Aimer le prochain et Dieu

30e Semaine du Temps Ordinaire, Année A, Mt 22, 34-40

Nous savons de mémoire, pour l’avoir entendu dire et pour l’avoir répété nous-mêmes si souvent, que la charité est le premier des commandements, que la charité, comme dit saint Paul, est le lien de la perfection, que le chrétien est celui qui aime son prochain comme soi-même.

Conférence, Ghazir (Liban), 1959
Mise en ligne: 19.10.20
Temps de lecture: 2 mn

En fait, à l’expérience, nous savons que rien n’est plus difficile. Bien sûr, il nous est facile d’aimer ceux qui nous sont sympathiques, il nous est facile d’aimer ceux envers lesquels nous éprouvons un attrait spontané ou passionné.

La difficulté, c’est d’aimer le premier venu. La difficulté, c’est d’aimer ceux avec lesquels nous n’avons aucune affinité. La difficulté, c’est d’aimer ceux qui nous sont antipathiques.

La difficulté, c’est d’aimer le premier venu.

Et c’est là que nous sommes tentés de nous jouer à nous-mêmes la comédie, d’esquiver l’appel de Dieu, de nous trouver des motifs pour nous sentir appelés ailleurs, pour être occupés, pour n’avoir pas à nous charger de ce cas, enfin pour trouver la raison de nous donner une bonne conscience tout en nous détournant de l’appel de l’Évangile. Et ce dont nous ne nous apercevons pas, c’est que nous sommes en train de nous fabriquer un faux dieu.

Le chrétien, en effet, est averti par la parole de Jésus: «C’est moi qui vous attends, c’est moi qui suis caché derrière ce visage, c’est moi qui ai besoin de vous dans cette misère». Si nous nous détournons de ce « De Profundis » de Dieu, nous sommes en train de nous tourner vers une idole.

Justement parce que la charité est un mystère de foi, la charité ne consiste pas à éprouver un amour sensible pour qui que ce soit; la charité ne consiste pas à être aimé dans ses entrailles; la charité ne requiert pas que nous versions des larmes sur la douleur ou la misère d’autrui.

Les larmes peuvent être bonnes, la pitié aux entrailles peut être bonne, l’attrait sensible peut être excellent, mais cela n’est pas en notre pouvoir.

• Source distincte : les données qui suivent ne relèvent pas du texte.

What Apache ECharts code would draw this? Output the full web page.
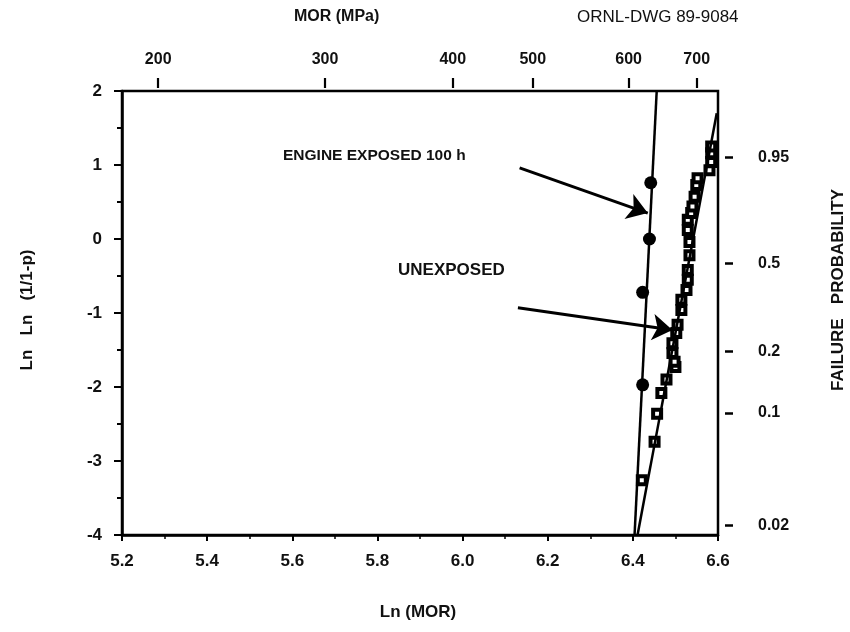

Ce qui nous est demandé, c’est, à travers des apparences quelconques, à travers des apparences répugnantes et repoussantes, de faire l’acte de foi en la valeur infinie du premier venu. (…)

Il s’agit toujours d’un mystère de foi, et la charité dans l’Évangile est si intimement liée à la foi qu’elles ne font qu’un.

Car, bien entendu, l’homme n’est pas aimable, la plupart des hommes sont antipathiques et il est impossible de les aimer pour ce qu’ils sont. On ne peut les aimer que pour ce qu’ils peuvent devenir, on ne peut les aimer qu’en faisant crédit à la grâce en eux, en faisant crédit à l’avenir.

Mais ce crédit est absolument, essentiellement lié à la foi, car Dieu, c’est justement celui qui va naître en eux, qui va faire surgir en eux cet espace infini, qui va faire jaillir en eux cette source qui est la vie éternelle, qui va faire d’eux, de chacun, une origine, un commencement, un créateur, un trésor unique, irremplaçable.

Et justement, pour l’Évangile, il n’y a pas d’autre Dieu que ce Dieu-là.